George Washington Papers

[Diary entry: 27 October 1770]

Saturday 27. Left our Incampment a Quarter before Seven, and after passing the Creek near wch. we lay, & another much the same size & on the same side (West);1 also an Island2 abt. 2 Miles in length (but not wide) we came to the Mouth of Muskingham,3 distant from our Incampment abt. 4 Miles. This River is abt. 150 yards wide at the Mouth; a gentle currant & clear stream runs out of it, & is navigable a great way into the Country for Canoes.

From Muskingham to the little Kanhawa4 is about 13 Miles. This is about as wide at the Mouth as the Muskingham, but the water much deeper. It runs up towards the Inhabitants of Monongahela, and according to the Indians Acct. Forks about 40 or 50 Miles up it; and the Ridge between the two Prongs leads directly to the Settlement.5 To this Fork, & above, the Water is navigable for Canoes. On the upper side of this River there appears to be a bottom of exceeding rich Land and the Country from hence quite up to the 3 Islands level & in appearance fine. The River (Ohio) running round it in the nature of a horse shoe, forms a Neck of flat Land wch. added to that rung. up the 2d. long reach (aforementiond) cannot contain less than 50,000 Acres in view.
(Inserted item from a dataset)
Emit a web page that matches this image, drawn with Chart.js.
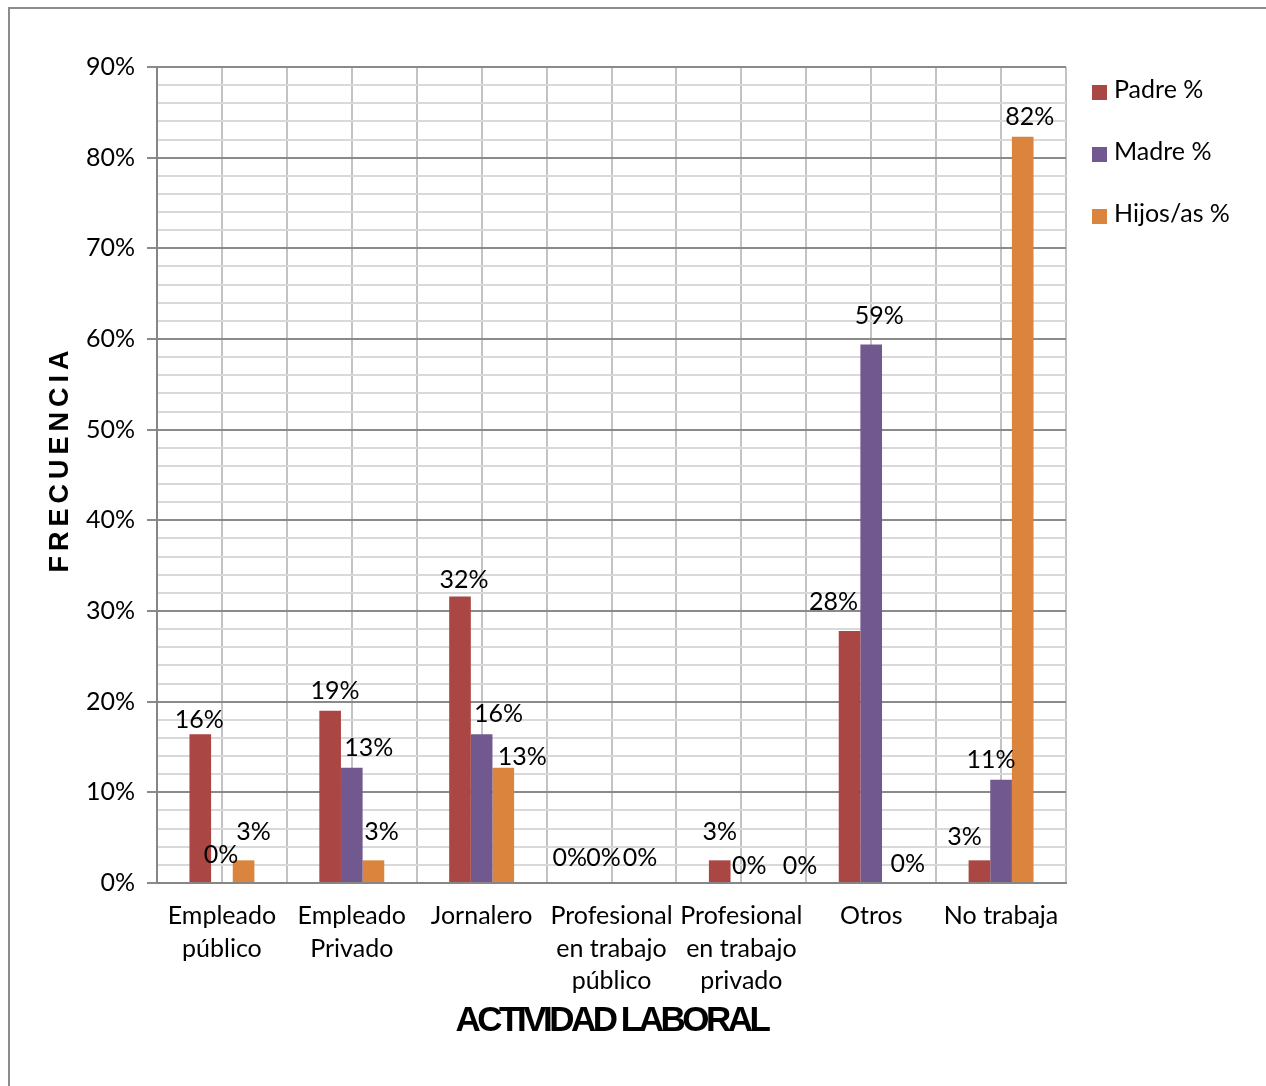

About 6 or 7 Miles below the Mouth of the Canhawa we came to a small Creek on the west side, which the Indns. calld little Hockhocking; but before we did this, we passd another sml. Creek6 on the same side near the Mouth of the River & a cluster of Islands afterwards. The lands for two or three Miles below the Mouth of the Canhawa on both sides the Ohio, appear broken & indifferent; but opposite to the little hockhocking there is a bottom of exceeding good Land, through wch. there runs a smal water course. I suppose there may be of this bottom & flat Land together, two or three thousand Acres. The lower end of this bottom is opposite to a smal Island wch. I dare say little of it is to be seen when the River is high. About 8 Miles below little Hockhocking we Incampd opposite to the Mouth of the great Hockhocking, which tho so calld is not a large water; tho the Indians say Canoes can go up it 40 or 50 Miles.

Since we left the little Kanhawa the Land neither appear so level nor good. The Bends of the River & Bottoms are longer indeed but not so rich, as in the upper part of the River.

1Duck Creek is almost opposite Devol’s Island.

2Devol’s or Meigs’ Island, now called Buckley Island (cook description begins Roy Bird Cook. Washington’s Western Lands. Strasburg, Va., 1930. description ends , 21).

3The Muskingum River flows into the Ohio from the west at Marietta, Ohio.

4The Little Kanawha flows into the Ohio from the east at Parkersburg, W.Va.

5the settlement: that is, the settled area in the vicinities of Fort Pitt and Red Stone.

6The small creek is probably Putnam’s Run or Davis Run, entering the Ohio from the west. At this time there were five islands in the stretch of river between the Little Kanawha and the Little Hocking rivers, known later as Blennerhassett, Four Acre, Towhead, Newbury, and Mustapha. “It seems evident that Washington passed the head of Blennerhassett without observing the Virginia channel. . . . The ‘cluster of Islands’ would not have been observed until Washington’s party had proceeded down the river to the foot of the large island, when, would have come into view, the ‘Four Acre’ lying in the Virginia channel, and ‘Towhead’ just below.” Changes in the course of the river have now made both part of Blennerhassett Island (cook description begins Roy Bird Cook. Washington’s Western Lands. Strasburg, Va., 1930. description ends , 22–23). GW later acquired land in this area. On 1 Feb. 1796, he offered for sale “the first large bottom below the mouth of the Little Kenhawa, beginning 3 or 4 miles therefrom, and about 12 or 15 miles below Marietta. Its breadth on the river is 5 miles and 120 poles, and contents 2314 [acres]” (writings description begins John C. Fitzpatrick, ed. The Writings of George Washington from the Original Manuscript Sources, 1745–1799. 39 vols. Washington, D.C., 1931–44. description ends , 34:438).